What you have to do>
Return only the lines running from the line that holds "Convert this chart to Plotly code." to the line that holds "fillcolor=fill, line=dict(width=0, color=fill), layer=layer)", including both.

Supplied records>
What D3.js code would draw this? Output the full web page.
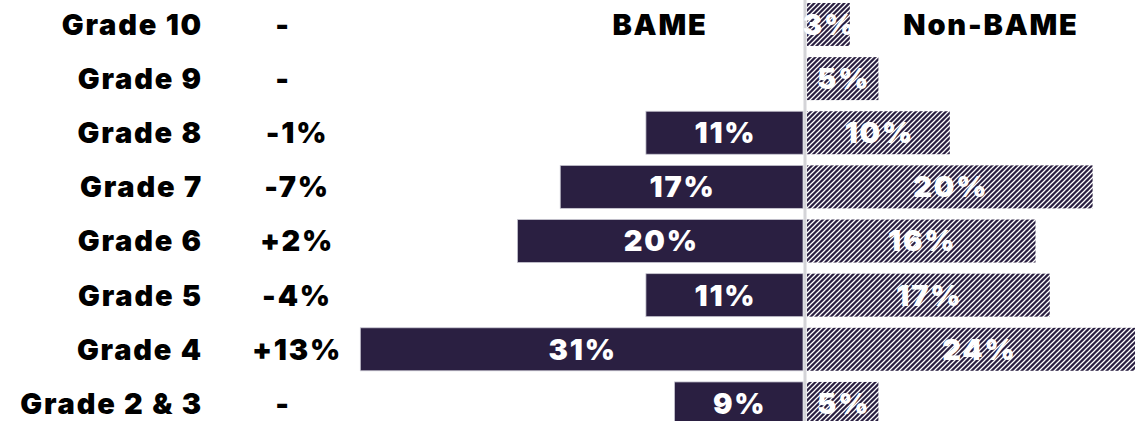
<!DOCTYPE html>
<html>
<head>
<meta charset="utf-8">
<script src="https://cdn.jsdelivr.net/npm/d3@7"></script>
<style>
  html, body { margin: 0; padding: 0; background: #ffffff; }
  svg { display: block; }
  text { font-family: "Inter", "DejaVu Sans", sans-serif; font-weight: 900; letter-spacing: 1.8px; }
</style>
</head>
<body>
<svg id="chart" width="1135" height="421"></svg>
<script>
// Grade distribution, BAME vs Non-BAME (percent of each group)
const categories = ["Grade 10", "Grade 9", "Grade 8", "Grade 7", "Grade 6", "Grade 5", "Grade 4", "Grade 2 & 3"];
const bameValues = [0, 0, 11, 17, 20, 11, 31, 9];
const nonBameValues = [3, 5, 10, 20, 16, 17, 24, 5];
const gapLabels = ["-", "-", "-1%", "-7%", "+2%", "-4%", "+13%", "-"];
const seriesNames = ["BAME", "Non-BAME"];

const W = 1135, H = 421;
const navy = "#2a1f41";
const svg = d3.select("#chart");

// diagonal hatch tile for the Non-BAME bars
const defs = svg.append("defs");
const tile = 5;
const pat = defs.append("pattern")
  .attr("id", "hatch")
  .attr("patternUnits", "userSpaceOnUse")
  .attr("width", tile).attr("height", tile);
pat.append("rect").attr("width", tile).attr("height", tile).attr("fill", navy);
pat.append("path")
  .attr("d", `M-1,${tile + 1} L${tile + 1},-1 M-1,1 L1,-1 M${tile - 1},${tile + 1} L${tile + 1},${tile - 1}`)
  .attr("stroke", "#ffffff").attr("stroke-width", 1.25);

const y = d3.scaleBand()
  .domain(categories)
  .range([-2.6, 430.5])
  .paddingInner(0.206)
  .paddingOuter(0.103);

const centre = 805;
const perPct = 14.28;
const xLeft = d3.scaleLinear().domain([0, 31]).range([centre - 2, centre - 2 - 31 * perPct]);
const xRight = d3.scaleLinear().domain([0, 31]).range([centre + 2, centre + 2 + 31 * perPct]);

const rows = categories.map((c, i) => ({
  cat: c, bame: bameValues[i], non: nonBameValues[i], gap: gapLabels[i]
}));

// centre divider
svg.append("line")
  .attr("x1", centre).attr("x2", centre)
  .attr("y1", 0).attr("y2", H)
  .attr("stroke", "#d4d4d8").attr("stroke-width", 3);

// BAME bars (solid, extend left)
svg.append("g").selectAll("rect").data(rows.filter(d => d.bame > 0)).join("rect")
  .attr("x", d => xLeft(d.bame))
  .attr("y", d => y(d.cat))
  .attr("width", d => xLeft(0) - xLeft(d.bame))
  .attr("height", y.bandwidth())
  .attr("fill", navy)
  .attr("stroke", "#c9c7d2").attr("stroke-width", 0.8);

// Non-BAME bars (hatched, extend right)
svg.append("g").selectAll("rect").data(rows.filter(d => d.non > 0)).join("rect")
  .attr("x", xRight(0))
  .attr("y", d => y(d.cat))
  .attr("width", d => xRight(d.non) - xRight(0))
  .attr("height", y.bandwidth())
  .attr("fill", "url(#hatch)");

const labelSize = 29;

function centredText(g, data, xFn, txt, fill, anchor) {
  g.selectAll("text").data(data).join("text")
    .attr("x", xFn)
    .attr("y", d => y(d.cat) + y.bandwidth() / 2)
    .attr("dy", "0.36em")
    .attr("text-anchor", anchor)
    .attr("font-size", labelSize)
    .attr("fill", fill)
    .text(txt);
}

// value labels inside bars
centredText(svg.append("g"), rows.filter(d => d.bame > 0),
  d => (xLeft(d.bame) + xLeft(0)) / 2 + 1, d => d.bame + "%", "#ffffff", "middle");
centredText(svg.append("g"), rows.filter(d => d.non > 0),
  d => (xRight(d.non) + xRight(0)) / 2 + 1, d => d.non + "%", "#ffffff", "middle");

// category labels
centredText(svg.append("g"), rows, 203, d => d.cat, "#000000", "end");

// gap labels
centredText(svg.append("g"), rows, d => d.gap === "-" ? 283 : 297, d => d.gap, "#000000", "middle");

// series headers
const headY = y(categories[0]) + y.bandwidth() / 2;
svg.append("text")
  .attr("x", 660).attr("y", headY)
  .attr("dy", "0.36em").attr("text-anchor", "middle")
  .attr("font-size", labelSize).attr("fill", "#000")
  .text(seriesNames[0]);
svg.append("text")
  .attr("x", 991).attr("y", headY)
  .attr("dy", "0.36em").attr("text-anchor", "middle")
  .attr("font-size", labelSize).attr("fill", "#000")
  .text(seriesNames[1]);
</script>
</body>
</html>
* * *
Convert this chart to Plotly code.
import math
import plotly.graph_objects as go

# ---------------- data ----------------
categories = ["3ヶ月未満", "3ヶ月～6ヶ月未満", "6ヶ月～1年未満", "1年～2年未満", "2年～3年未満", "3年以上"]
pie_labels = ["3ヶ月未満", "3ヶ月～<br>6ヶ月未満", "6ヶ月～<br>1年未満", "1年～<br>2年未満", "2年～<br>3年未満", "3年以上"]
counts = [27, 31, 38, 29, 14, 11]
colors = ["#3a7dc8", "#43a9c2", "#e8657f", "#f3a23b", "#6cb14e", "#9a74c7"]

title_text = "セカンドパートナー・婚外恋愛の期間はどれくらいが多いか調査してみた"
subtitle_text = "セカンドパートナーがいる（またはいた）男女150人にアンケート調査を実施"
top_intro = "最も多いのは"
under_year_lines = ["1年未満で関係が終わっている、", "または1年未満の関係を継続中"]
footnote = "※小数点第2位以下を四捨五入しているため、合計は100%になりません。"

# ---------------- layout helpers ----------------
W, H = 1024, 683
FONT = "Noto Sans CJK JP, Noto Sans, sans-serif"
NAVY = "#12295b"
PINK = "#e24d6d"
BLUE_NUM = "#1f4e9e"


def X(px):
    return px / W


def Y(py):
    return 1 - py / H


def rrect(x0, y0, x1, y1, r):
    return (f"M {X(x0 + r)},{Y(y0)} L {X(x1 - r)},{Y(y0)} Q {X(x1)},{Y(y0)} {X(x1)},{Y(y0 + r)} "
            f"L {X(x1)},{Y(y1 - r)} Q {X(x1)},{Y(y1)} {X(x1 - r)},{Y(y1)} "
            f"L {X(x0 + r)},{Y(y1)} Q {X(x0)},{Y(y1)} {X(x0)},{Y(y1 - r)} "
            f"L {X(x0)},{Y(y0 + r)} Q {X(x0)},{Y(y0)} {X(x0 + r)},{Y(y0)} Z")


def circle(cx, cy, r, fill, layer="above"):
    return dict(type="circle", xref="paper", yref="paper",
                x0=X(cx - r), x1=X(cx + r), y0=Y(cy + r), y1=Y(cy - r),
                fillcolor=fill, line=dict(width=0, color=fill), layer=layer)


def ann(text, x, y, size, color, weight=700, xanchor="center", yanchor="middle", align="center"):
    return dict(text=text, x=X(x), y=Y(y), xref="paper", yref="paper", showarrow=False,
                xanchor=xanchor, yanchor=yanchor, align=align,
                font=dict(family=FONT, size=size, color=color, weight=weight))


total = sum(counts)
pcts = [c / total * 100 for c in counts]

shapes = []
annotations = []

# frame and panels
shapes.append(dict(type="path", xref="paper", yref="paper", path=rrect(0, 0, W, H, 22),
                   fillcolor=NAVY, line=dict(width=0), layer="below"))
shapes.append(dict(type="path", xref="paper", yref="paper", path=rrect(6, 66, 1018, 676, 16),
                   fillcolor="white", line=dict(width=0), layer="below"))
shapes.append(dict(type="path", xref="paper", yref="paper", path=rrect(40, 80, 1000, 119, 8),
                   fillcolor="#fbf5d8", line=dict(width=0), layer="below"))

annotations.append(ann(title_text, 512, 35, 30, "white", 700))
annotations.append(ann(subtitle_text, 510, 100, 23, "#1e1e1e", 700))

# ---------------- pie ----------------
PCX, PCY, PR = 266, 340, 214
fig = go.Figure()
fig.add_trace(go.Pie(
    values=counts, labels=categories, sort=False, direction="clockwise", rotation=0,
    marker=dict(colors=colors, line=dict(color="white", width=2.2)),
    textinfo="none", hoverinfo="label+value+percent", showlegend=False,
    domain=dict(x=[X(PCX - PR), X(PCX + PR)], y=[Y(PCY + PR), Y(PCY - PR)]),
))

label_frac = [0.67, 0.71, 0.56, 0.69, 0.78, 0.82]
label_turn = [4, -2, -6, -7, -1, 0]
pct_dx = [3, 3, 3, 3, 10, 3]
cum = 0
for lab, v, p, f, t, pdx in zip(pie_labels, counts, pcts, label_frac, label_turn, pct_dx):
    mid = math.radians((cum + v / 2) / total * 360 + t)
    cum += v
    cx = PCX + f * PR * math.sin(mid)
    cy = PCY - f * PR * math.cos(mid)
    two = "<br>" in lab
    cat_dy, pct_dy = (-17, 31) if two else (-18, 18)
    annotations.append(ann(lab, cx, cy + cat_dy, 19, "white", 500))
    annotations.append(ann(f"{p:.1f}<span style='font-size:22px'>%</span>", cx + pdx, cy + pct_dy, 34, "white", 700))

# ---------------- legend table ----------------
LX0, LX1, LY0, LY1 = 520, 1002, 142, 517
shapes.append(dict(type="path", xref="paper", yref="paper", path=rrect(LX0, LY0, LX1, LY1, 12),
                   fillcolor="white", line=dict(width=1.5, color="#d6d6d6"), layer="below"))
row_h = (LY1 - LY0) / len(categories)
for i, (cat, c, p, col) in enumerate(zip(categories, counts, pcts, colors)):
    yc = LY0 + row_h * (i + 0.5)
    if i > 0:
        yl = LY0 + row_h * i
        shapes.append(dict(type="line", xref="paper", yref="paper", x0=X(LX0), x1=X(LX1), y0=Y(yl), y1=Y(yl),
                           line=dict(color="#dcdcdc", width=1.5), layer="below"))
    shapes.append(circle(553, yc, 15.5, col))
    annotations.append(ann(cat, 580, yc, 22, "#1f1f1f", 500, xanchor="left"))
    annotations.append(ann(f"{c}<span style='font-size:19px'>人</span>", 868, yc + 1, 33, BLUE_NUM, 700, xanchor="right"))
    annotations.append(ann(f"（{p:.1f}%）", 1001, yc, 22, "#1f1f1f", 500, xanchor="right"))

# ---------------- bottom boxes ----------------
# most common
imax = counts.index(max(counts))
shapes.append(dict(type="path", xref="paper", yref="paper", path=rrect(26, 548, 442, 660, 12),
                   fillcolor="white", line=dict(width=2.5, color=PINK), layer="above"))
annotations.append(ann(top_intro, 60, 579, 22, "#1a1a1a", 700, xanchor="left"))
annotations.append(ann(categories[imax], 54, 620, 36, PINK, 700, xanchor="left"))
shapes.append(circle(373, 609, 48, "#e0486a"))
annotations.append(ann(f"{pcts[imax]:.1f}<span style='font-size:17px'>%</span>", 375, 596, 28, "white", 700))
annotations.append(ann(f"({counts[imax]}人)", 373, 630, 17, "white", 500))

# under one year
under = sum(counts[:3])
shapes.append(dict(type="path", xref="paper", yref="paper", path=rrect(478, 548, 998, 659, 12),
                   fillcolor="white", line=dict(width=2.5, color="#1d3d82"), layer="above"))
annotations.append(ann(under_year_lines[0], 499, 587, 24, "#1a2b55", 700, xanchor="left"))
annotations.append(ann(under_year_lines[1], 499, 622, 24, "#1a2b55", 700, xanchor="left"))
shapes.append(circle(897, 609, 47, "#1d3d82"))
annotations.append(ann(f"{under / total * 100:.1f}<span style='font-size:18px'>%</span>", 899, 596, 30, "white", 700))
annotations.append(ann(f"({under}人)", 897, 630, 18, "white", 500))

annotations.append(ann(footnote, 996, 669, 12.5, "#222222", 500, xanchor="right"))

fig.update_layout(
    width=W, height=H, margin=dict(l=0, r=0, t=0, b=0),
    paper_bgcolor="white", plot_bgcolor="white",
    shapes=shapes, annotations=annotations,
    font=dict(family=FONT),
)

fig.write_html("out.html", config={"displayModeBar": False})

Exercise result>
Convert this chart to Plotly code.
import math
import plotly.graph_objects as go

# ---------------- data ----------------
categories = ["3ヶ月未満", "3ヶ月～6ヶ月未満", "6ヶ月～1年未満", "1年～2年未満", "2年～3年未満", "3年以上"]
pie_labels = ["3ヶ月未満", "3ヶ月～<br>6ヶ月未満", "6ヶ月～<br>1年未満", "1年～<br>2年未満", "2年～<br>3年未満", "3年以上"]
counts = [27, 31, 38, 29, 14, 11]
colors = ["#3a7dc8", "#43a9c2", "#e8657f", "#f3a23b", "#6cb14e", "#9a74c7"]

title_text = "セカンドパートナー・婚外恋愛の期間はどれくらいが多いか調査してみた"
subtitle_text = "セカンドパートナーがいる（またはいた）男女150人にアンケート調査を実施"
top_intro = "最も多いのは"
under_year_lines = ["1年未満で関係が終わっている、", "または1年未満の関係を継続中"]
footnote = "※小数点第2位以下を四捨五入しているため、合計は100%になりません。"

# ---------------- layout helpers ----------------
W, H = 1024, 683
FONT = "Noto Sans CJK JP, Noto Sans, sans-serif"
NAVY = "#12295b"
PINK = "#e24d6d"
BLUE_NUM = "#1f4e9e"


def X(px):
    return px / W


def Y(py):
    return 1 - py / H


def rrect(x0, y0, x1, y1, r):
    return (f"M {X(x0 + r)},{Y(y0)} L {X(x1 - r)},{Y(y0)} Q {X(x1)},{Y(y0)} {X(x1)},{Y(y0 + r)} "
            f"L {X(x1)},{Y(y1 - r)} Q {X(x1)},{Y(y1)} {X(x1 - r)},{Y(y1)} "
            f"L {X(x0 + r)},{Y(y1)} Q {X(x0)},{Y(y1)} {X(x0)},{Y(y1 - r)} "
            f"L {X(x0)},{Y(y0 + r)} Q {X(x0)},{Y(y0)} {X(x0 + r)},{Y(y0)} Z")


def circle(cx, cy, r, fill, layer="above"):
    return dict(type="circle", xref="paper", yref="paper",
                x0=X(cx - r), x1=X(cx + r), y0=Y(cy + r), y1=Y(cy - r),
                fillcolor=fill, line=dict(width=0, color=fill), layer=layer)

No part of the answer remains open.